++++ Information supplied
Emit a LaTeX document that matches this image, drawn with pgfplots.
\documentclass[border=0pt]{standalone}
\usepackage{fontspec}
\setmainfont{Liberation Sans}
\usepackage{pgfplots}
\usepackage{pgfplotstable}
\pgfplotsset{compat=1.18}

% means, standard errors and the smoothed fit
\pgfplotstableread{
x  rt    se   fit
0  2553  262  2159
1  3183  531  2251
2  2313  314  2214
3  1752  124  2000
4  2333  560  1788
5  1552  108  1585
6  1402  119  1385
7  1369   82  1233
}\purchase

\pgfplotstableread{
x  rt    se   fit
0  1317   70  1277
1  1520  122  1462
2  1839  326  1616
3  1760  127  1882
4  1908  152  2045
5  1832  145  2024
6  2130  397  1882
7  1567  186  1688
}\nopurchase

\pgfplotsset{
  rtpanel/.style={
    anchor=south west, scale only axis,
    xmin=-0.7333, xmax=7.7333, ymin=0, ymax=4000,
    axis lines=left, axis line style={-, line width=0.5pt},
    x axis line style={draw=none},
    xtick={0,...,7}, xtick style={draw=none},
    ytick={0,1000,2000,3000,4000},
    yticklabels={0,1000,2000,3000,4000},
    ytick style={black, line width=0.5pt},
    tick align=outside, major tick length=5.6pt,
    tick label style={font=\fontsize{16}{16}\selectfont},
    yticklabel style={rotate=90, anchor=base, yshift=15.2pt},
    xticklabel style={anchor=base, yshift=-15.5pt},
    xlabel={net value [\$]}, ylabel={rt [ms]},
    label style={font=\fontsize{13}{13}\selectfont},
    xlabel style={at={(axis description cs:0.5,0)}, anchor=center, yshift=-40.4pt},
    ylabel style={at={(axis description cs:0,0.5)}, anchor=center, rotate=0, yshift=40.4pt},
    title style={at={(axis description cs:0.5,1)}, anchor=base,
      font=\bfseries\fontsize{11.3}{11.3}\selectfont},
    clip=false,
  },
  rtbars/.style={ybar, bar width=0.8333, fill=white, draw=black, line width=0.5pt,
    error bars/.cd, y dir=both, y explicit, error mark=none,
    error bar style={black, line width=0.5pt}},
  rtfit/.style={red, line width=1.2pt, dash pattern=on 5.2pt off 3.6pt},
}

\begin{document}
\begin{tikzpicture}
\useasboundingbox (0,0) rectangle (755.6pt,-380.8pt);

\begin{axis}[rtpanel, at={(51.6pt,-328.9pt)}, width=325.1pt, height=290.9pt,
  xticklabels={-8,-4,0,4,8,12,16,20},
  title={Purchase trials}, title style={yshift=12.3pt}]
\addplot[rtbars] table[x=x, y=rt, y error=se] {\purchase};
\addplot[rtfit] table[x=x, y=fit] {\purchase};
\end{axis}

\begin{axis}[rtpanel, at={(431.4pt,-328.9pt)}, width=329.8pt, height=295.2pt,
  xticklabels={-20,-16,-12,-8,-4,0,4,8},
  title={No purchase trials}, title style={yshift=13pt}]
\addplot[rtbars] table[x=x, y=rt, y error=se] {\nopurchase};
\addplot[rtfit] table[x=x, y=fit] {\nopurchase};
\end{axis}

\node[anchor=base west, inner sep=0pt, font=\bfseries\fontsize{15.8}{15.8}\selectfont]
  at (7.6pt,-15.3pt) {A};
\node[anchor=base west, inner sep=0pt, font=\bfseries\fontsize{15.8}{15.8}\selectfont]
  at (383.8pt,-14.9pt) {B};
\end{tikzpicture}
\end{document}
++++++++
++++ Information supplied
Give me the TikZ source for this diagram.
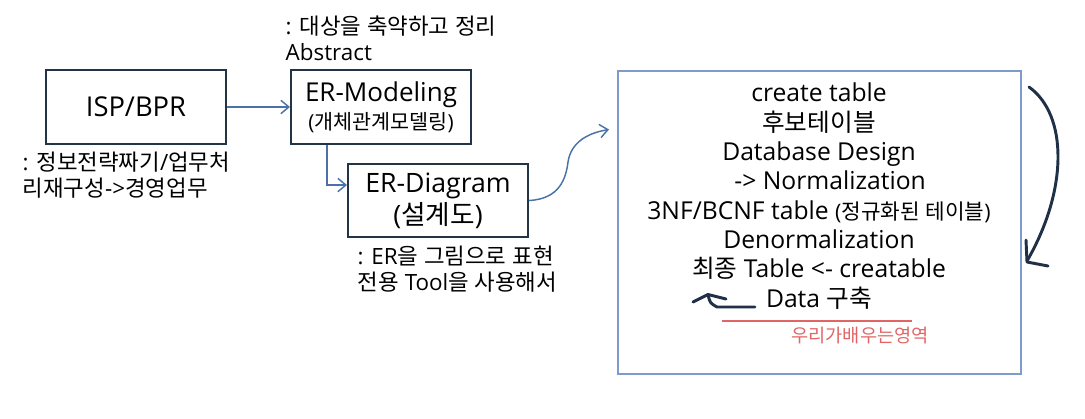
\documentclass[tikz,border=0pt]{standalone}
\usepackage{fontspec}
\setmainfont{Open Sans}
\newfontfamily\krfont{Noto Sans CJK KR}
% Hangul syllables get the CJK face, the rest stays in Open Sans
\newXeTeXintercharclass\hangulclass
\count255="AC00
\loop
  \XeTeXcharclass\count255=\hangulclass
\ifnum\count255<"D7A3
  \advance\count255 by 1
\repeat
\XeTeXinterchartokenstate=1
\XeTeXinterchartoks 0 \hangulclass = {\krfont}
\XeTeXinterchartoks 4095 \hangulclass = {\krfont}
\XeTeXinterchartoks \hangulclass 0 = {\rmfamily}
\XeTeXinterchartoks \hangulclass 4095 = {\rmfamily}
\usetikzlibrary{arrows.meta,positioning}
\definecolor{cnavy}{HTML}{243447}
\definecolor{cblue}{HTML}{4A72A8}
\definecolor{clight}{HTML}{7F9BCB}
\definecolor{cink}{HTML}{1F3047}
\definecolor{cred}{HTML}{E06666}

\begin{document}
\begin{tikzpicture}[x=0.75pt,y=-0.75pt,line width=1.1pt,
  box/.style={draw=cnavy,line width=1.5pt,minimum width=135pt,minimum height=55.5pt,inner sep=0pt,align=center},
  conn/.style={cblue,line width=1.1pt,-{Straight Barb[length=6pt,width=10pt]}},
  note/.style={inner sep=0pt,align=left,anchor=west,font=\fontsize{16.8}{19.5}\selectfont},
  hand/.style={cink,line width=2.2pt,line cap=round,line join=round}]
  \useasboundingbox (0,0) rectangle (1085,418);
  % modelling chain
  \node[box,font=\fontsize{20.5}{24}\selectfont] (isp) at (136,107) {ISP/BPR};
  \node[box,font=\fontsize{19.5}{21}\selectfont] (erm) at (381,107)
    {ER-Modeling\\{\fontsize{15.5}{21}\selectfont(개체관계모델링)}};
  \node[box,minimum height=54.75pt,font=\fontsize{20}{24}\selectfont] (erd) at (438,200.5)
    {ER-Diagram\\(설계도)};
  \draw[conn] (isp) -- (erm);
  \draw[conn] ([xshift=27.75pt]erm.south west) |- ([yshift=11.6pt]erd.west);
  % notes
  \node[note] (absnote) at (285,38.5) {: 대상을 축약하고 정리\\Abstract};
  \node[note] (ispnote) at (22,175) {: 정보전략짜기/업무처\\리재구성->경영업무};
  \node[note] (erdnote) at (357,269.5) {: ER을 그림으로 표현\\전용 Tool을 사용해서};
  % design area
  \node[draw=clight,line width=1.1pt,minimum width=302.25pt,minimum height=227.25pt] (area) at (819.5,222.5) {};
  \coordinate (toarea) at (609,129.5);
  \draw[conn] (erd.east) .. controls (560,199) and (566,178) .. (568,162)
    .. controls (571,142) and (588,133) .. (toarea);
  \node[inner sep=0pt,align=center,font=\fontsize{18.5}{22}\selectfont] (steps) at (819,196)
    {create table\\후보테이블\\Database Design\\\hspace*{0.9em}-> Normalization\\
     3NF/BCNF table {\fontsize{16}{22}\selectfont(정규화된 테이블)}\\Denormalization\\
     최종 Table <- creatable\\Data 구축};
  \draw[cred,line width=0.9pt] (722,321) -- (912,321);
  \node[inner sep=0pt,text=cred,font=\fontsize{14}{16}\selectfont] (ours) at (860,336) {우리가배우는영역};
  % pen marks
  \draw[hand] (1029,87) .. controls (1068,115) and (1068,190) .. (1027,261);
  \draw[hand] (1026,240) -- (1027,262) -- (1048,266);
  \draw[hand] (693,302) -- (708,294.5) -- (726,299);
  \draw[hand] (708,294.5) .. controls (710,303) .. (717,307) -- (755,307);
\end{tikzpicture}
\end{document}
++++++++
++++ Information supplied
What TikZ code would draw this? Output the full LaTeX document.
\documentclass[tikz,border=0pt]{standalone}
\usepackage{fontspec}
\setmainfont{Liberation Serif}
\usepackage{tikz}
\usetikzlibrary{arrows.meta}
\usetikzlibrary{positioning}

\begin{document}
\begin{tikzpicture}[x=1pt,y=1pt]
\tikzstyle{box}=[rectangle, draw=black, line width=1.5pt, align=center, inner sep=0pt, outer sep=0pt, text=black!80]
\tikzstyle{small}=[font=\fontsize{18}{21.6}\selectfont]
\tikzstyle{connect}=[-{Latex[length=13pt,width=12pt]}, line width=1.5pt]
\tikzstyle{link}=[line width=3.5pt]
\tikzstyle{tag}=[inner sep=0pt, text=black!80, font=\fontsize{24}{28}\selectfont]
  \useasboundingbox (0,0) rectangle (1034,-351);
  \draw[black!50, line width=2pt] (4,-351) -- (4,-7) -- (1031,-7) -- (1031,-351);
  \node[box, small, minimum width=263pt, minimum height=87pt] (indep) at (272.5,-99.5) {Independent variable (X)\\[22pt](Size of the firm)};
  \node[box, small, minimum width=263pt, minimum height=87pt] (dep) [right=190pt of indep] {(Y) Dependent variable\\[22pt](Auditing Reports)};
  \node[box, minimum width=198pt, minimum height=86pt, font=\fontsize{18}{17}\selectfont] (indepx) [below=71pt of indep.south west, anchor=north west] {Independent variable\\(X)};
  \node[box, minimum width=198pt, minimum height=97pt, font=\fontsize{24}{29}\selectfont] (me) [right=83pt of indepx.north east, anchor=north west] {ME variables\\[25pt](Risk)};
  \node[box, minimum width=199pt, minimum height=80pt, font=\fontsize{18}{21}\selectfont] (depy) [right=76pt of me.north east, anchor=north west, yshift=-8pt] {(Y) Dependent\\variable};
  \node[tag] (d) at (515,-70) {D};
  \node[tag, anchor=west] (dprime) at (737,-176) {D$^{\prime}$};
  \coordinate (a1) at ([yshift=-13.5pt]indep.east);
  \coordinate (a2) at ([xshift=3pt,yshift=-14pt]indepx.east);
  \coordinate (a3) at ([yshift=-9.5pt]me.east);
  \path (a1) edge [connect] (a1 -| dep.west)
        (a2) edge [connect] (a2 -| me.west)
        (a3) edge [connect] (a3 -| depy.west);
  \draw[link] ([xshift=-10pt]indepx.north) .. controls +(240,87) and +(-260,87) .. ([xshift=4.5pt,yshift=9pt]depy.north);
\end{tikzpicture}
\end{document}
++++++++
Exercise details:
Go through the records above, find every line with the word "this", and list those lines.

Reply:
Emit a LaTeX document that matches this image, drawn with pgfplots.
Give me the TikZ source for this diagram.
What TikZ code would draw this? Output the full LaTeX document.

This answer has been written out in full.